◆ **Dataset excerpt**
━━━
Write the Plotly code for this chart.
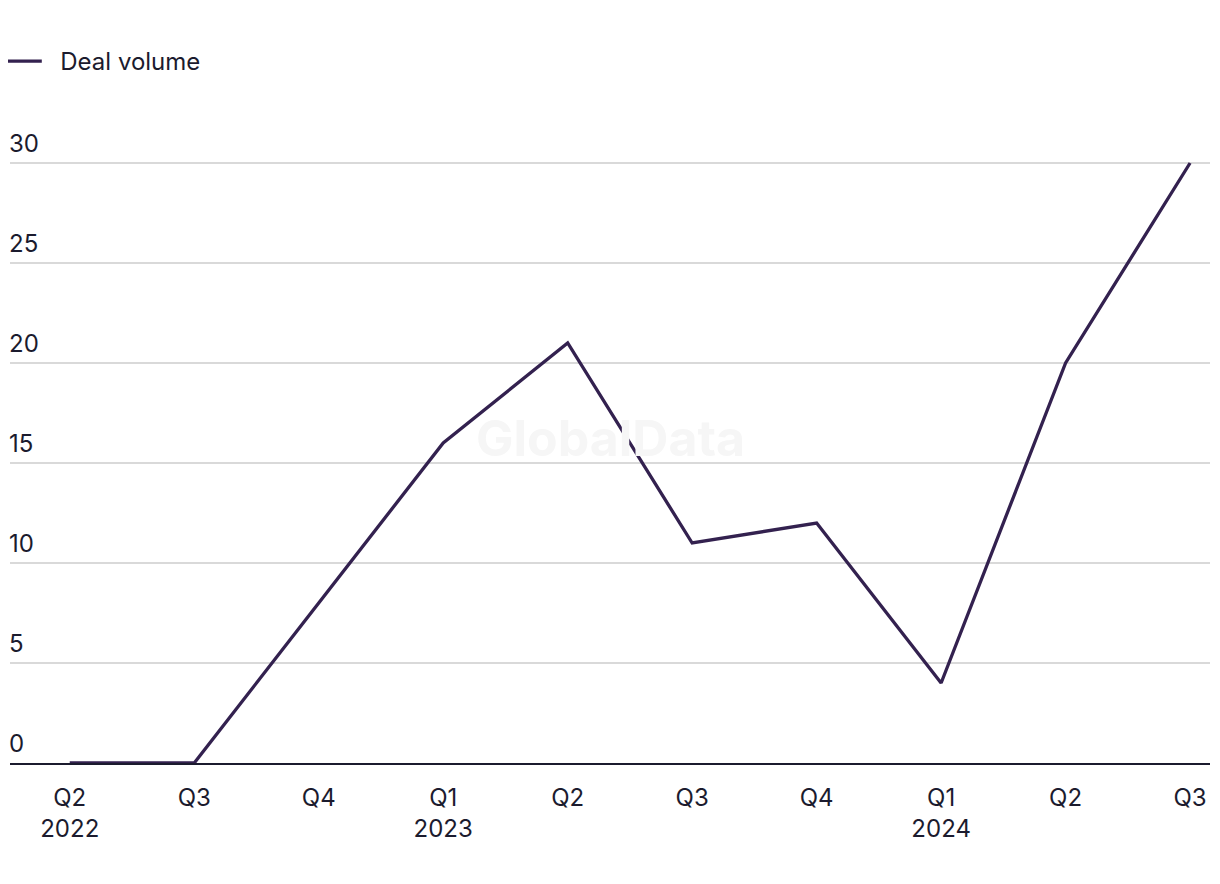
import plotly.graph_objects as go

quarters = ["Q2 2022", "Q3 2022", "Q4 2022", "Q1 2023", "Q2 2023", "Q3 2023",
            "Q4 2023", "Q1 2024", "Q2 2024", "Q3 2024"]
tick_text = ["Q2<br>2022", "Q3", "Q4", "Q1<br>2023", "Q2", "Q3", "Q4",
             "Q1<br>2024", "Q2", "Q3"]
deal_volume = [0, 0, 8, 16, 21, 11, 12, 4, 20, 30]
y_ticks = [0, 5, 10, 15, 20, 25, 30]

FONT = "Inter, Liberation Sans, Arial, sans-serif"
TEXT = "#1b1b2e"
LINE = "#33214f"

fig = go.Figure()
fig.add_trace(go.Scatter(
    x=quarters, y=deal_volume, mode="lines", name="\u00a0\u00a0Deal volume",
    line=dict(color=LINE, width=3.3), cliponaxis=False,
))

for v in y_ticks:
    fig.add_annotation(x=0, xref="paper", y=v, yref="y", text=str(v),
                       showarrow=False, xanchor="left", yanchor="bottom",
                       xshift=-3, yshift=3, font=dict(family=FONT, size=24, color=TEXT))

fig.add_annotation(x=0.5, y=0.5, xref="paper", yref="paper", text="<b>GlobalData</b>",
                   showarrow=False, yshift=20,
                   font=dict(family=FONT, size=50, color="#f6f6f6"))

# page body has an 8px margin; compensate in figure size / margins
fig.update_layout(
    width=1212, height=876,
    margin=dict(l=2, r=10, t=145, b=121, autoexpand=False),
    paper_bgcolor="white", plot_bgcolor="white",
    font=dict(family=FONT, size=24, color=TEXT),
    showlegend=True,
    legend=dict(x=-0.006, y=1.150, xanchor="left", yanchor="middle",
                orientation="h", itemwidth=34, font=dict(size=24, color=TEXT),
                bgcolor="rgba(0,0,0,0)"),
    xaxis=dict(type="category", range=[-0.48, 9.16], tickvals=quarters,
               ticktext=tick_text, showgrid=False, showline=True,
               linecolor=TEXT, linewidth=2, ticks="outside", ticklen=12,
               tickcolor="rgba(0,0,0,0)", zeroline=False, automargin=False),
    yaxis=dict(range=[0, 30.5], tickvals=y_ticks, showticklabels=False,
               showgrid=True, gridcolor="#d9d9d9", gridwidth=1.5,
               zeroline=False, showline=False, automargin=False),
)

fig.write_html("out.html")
━━━
◆ **Instructions for the task**
From the opening line of the listing above through the line bearing "import plotly.graph_objects as go", repeat each line exactly. Drop every picture.

◆ **Finished answer**
Write the Plotly code for this chart.
import plotly.graph_objects as go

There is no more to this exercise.